Ce ne sont point là les élans fugitifs d’un superficiel enthousiasme ; mais Kant vivait au XVIIIe siècle, et l’œuvre de cet âge devait être une œuvre de renversement. Voilà pourquoi la foi reste comme ensevelie au dedans des ames, tandis que le scepticisme éclate partout. Sa forme la plus générale et la plus sensible, c’est le mépris du passé. Les vastes conceptions d’un Aristote, d’un Descartes, d’un Leibnitz, ont perdu tout prestige ; on n’y voit guère que de brillans caprices de l’imagination, d’ingénieux romans dont s’est amusée la jeunesse de l’esprit humain en attendant l’âge des sérieux travaux. D’où vient cependant que la philosophie, depuis deux mille années, erre ainsi à l’aventure à la merci de ces rêveries stériles et changeantes qu’on appelle des systèmes de métaphysique, alors que d’autres sciences déploient une activité si régulière en ses mouvemens, si féconde en ses produits ? Les mathématiques ont éminemment ce caractère. Elles changent et se renouvellent, il est vrai, mais pour s’accroître et s’enrichir sans cesse.
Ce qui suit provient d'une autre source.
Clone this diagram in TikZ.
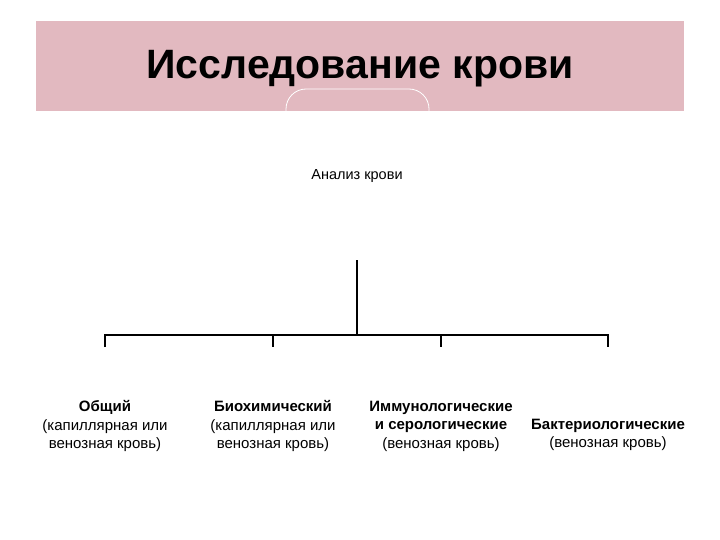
\documentclass[tikz,border=0pt]{standalone}
\usepackage{fontspec}
\setmainfont{Liberation Sans}
\definecolor{band}{HTML}{E2B9C0}
\begin{document}
\begin{tikzpicture}[x=1pt,y=-1pt,
  conn/.style={line width=2pt},
  leaf/.style={align=center,font=\fontsize{15}{18.5}\selectfont,inner sep=0pt}]
\useasboundingbox (0,0) rectangle (720,540);
\fill[band] (36,21) rectangle (684,111);
\node[font=\fontsize{41}{44}\selectfont\bfseries] (title) at (360,69) {Исследование крови};
\begin{scope}
\clip (36,21) rectangle (684,111);
\draw[white,line width=0.8pt,rounded corners=20pt] (286,120) -- (286,89) -- (429,89) -- (429,120);
\end{scope}
\node[font=\fontsize{14.5}{16}\selectfont] (root) at (357,176) {Анализ крови};
\coordinate (top) at (357,260);
\coordinate (mid) at (357,335);
\coordinate (b1) at (105,335);
\coordinate (b2) at (273,335);
\coordinate (b3) at (441,335);
\coordinate (b4) at (608,335);
\coordinate (e1) at (105,347);
\coordinate (e2) at (273,347);
\coordinate (e3) at (441,347);
\coordinate (e4) at (608,347);
\draw[conn] (top) -- (mid);
\draw[conn] (e1) -- (b1) -- (b4) -- (e4);
\draw[conn] (b2) -- (e2);
\draw[conn] (b3) -- (e3);
\node[leaf] (l1) at (105,426) {\textbf{Общий}\\(капиллярная или\\венозная кровь)};
\node[leaf] (l2) at (273,426) {\textbf{Биохимический}\\(капиллярная или\\венозная кровь)};
\node[leaf] (l3) at (441,426) {\textbf{Иммунологические}\\\textbf{и серологические}\\(венозная кровь)};
\node[leaf] (l4) at (608,435) {\textbf{Бактериологические}\\(венозная кровь)};
\end{tikzpicture}
\end{document}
Descartes a surpassé Euclide, et tous deux ont été surpassés par Newton ; mais le calcul de l’infini n’a pas détruit l’analyse cartésienne, pas plus que celle-ci n’a renversé l’ancienne géométrie. En métaphysique, au contraire, les systèmes renversent les systèmes. Un philosophe ne peut croire qu’il a raison qu’à condition de condamner tous les autres à l’extravagance, et l’œuvre toujours reprise dans son entier est toujours à reprendre encore.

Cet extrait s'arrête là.